## What you are asked to do
In the listing that follows, retype every line from the first through the one containing "import pandas as pd". Pictures are to be left out.

## Supplied material

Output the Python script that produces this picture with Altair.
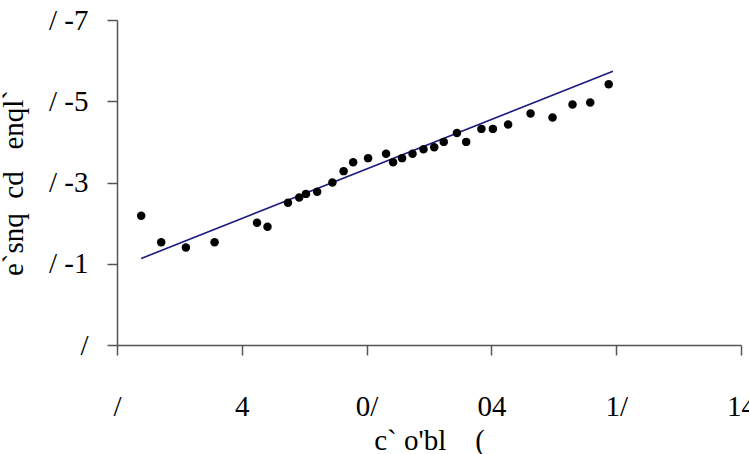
import altair as alt
import pandas as pd

# data
x_vals = [0.97, 1.77, 2.76, 3.91, 5.61, 6.03, 6.85, 7.30, 7.57, 8.02, 8.63, 9.08,
          9.46, 10.06, 10.78, 11.06, 11.42, 11.84, 12.28, 12.71, 13.09, 13.62,
          13.99, 14.60, 15.06, 15.67, 16.57, 17.45, 18.25, 18.96, 19.70]
y_vals = [0.318, 0.253, 0.240, 0.253, 0.301, 0.291, 0.350, 0.363, 0.372, 0.377,
          0.400, 0.428, 0.450, 0.460, 0.471, 0.450, 0.460, 0.471, 0.482, 0.487,
          0.500, 0.522, 0.500, 0.532, 0.532, 0.543, 0.570, 0.560, 0.592, 0.597,
          0.642]
fit_x = [0.97, 19.87]
fit_y = [0.213, 0.674]

x_ticks = [0, 5, 10, 15, 20, 25]
x_tick_labels = ["/", "4", "0/", "04", "1/", "14"]
y_ticks = [0, 0.2, 0.4, 0.6, 0.8]
y_tick_labels = ["/", "/ -1", "/ -3", "/ -5", "/ -7"]
x_title = "c`\u00a0o'bl\u00a0\u00a0\u00a0\u00a0("
y_title = "e`snq\u00a0\u00a0cd\u00a0\u00a0\u00a0enql`"


def label_expr(values, labels):
    expr = "''"
    for v, l in reversed(list(zip(values, labels))):
        expr = f"abs(datum.value - {v}) < 1e-6 ? '{l}' : ({expr})"
    return expr


pts = pd.DataFrame({"x": x_vals, "y": y_vals})
fit = pd.DataFrame({"x": fit_x, "y": fit_y})

FONT = "Liberation Serif"
FS = 29

x_enc = alt.X(
    "x:Q",
    scale=alt.Scale(domain=[0, 25], nice=False, zero=False),
    axis=alt.Axis(
        values=x_ticks, labelExpr=label_expr(x_ticks, x_tick_labels),
        title=x_title, grid=False, tickSize=10, labelPadding=37,
        titlePadding=5, labelFont=FONT, titleFont=FONT, labelFontSize=FS,
        titleFontSize=FS, titleFontWeight="normal", labelColor="black",
        titleColor="black", domainColor="#555555", tickColor="#555555",
        domainWidth=1.5, tickWidth=1.5, labelFlush=False, labelOverlap=False,
    ),
)
y_enc = alt.Y(
    "y:Q",
    scale=alt.Scale(domain=[0, 0.8], nice=False, zero=False),
    axis=alt.Axis(
        values=y_ticks, labelExpr=label_expr(y_ticks, y_tick_labels),
        title=y_title, grid=False, tickSize=10, labelPadding=19,
        titlePadding=20, labelFont=FONT, titleFont=FONT, labelFontSize=FS,
        titleFontSize=FS, titleFontWeight="normal", labelColor="black",
        titleColor="black", domainColor="#555555", tickColor="#555555",
        domainWidth=1.5, tickWidth=1.5, labelFlush=False, labelOverlap=False,
    ),
)

points = alt.Chart(pts).mark_circle(size=72, color="black", opacity=1).encode(
    x=x_enc, y=y_enc
)
line = alt.Chart(fit).mark_line(color="#1a1a80", strokeWidth=1.6).encode(
    x="x:Q", y="y:Q"
)

chart = (
    alt.layer(line, points)
    .properties(
        width=624,
        height=325,
        autosize=alt.AutoSizeParams(type="none"),
        padding={"left": 117, "top": 20, "right": 8, "bottom": 109},
        background="white",
    )
    .configure_view(stroke=None)
)

chart.save("out.html", embed_options={"renderer": "svg", "actions": False})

## Result of the exercise
Output the Python script that produces this picture with Altair.
import altair as alt
import pandas as pd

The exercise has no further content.